Our study successfully demonstrates that the knot of Henry is the major contributory cause of FDL function loss in 1st MTPJ arthrodesis. This finding is clinically important as it demonstrates the relevance of releasing the knot of Henry during 1st MTPJ arthrodesis to reduce forefoot loading, with subsequent reduced rate of metatarsalgia, MTPJ subluxation, overlying callosities, and falls in the elderly population. This procedure is safe in clinical practice as there are no important neurovascular structures at this area of dissection. Most surgeons are familiar with this dissection as it involves a similar area with that of tendon transfer in flexible flat foot deformity, which is a common procedure for most foot and ankle surgeons. ²⁶

In the present study, there is no full recovery of FDL function after the knot of Henry release, indicating the presence of other less significant contributory causes. We postulate the role of plantar fascia in the limitation of lesser toes movement. Plantar fascia has a common origin from calcaneum with subsequent branching into five toes. Restriction of 1st MTPJ movement will therefore limit MTPJ movement of lesser toes. This hypothesis is however not tested in our study and further biomechanical studies are needed to confirm this hypothesis.

There are several limitations of our study. The experiment was performed and data were collected by a single investigator, and this limitation increases the risk of investigator bias. In the present study, crossed K-wires with lower biomechanical stability were used for 1st MTPJ arthrodesis because of cost constraints. However, this does not affect the outcome of the study as any potential micromotion at the 1st MTPJ is unlikely to cause significant FHL excursion to affect the results.

Reference point for FDL excursion measurement was a K-wire fixed to the underlying metatarsal bone. The K-wire may restrict the movement of deeper soft tissue and the underlying intrinsic muscles. However, we do not think this is significant, as comparison of tendon excursions was made pre and post 1st MTPJ arthrodesis, where the same reference point was used, therefore eliminating any potential bias.

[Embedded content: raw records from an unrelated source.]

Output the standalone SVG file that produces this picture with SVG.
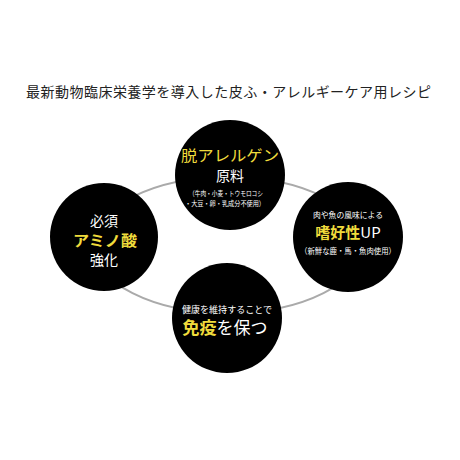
<svg xmlns="http://www.w3.org/2000/svg" width="460" height="460" viewBox="0 0 460 460">
<style>
text{font-family:"Noto Sans CJK JP","Noto Sans",sans-serif;text-anchor:middle}
.c{fill:#000}
.w{fill:#fff}
.y{fill:#f0dc3c}
.t{fill:#222;font-size:14px;text-anchor:start}
</style>
<rect width="460" height="460" fill="#fff"/>
<text class="t" x="26" y="97" textLength="405" lengthAdjust="spacing">最新動物臨床栄養学を導入した皮ふ・アレルギーケア用レシピ</text>
<g id="connectors">
<ellipse cx="228" cy="245" rx="135" ry="68" fill="none" stroke="#aaa" stroke-width="2"/>
</g>
<g id="top">
<circle class="c" cx="230" cy="175" r="55"/>
<text class="y" x="230" y="161" font-size="15" textLength="98" lengthAdjust="spacingAndGlyphs">脱アレルゲン</text>
<text class="w" x="230" y="181" font-size="14">原料</text>
<text class="w" x="226" y="196" font-size="7" textLength="74" lengthAdjust="spacingAndGlyphs">（牛肉・小麦・トウモロコシ</text>
<text class="w" x="225" y="206" font-size="7" textLength="80" lengthAdjust="spacingAndGlyphs">・大豆・卵・乳成分不使用）</text>
</g>
<g id="right">
<circle class="c" cx="348" cy="237" r="55"/>
<text class="w" x="348" y="218" font-size="8" textLength="70" lengthAdjust="spacingAndGlyphs">肉や魚の風味による</text>
<text x="348" y="238" font-size="15" font-weight="bold"><tspan class="y">嗜好性</tspan><tspan class="w" font-weight="normal">UP</tspan></text>
<text class="w" x="348" y="254" font-size="8" textLength="96" lengthAdjust="spacingAndGlyphs">（新鮮な鹿・馬・魚肉使用）</text>
</g>
<g id="left">
<circle class="c" cx="104" cy="237" r="54"/>
<text class="w" x="104" y="226" font-size="14">必須</text>
<text class="y" x="105" y="246" font-size="15" font-weight="bold" textLength="64" lengthAdjust="spacingAndGlyphs">アミノ酸</text>
<text class="w" x="104" y="265" font-size="14">強化</text>
</g>
<g id="bottom">
<circle class="c" cx="227" cy="318" r="55"/>
<text class="w" x="227" y="313" font-size="9" textLength="90" lengthAdjust="spacingAndGlyphs">健康を維持することで</text>
<text x="225" y="334" font-size="17"><tspan class="y" font-weight="bold">免疫</tspan><tspan class="w">を保つ</tspan></text>
</g>
</svg>
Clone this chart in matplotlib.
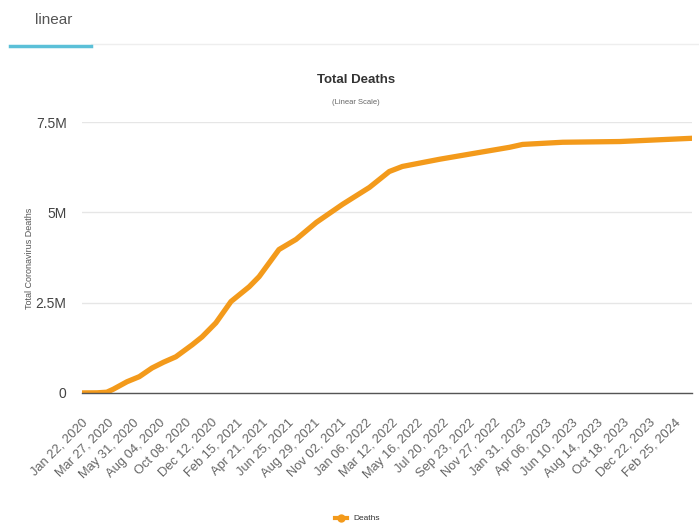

We also used goniometer for measurement of ROM. Use of goniometer is subjective and is therefore less accurate. However, we tried to compensate for this limitation by including tendon excursion distance, which serves as another measurement for outcome.

This is the first study in the current literature to show the loss of FDL function in patients with 1st MTPJ arthrodesis. We have also proved that the knot of Henry is the major contributory cause of this effect. This is a major breakthrough as exploration and release of knot of Henry as part of 1st MTPJ arthrodesis in clinical practice may prevent loss of FDL function and therefore reduces the incidence of metatarsalgia and other associated complications of forefoot loading.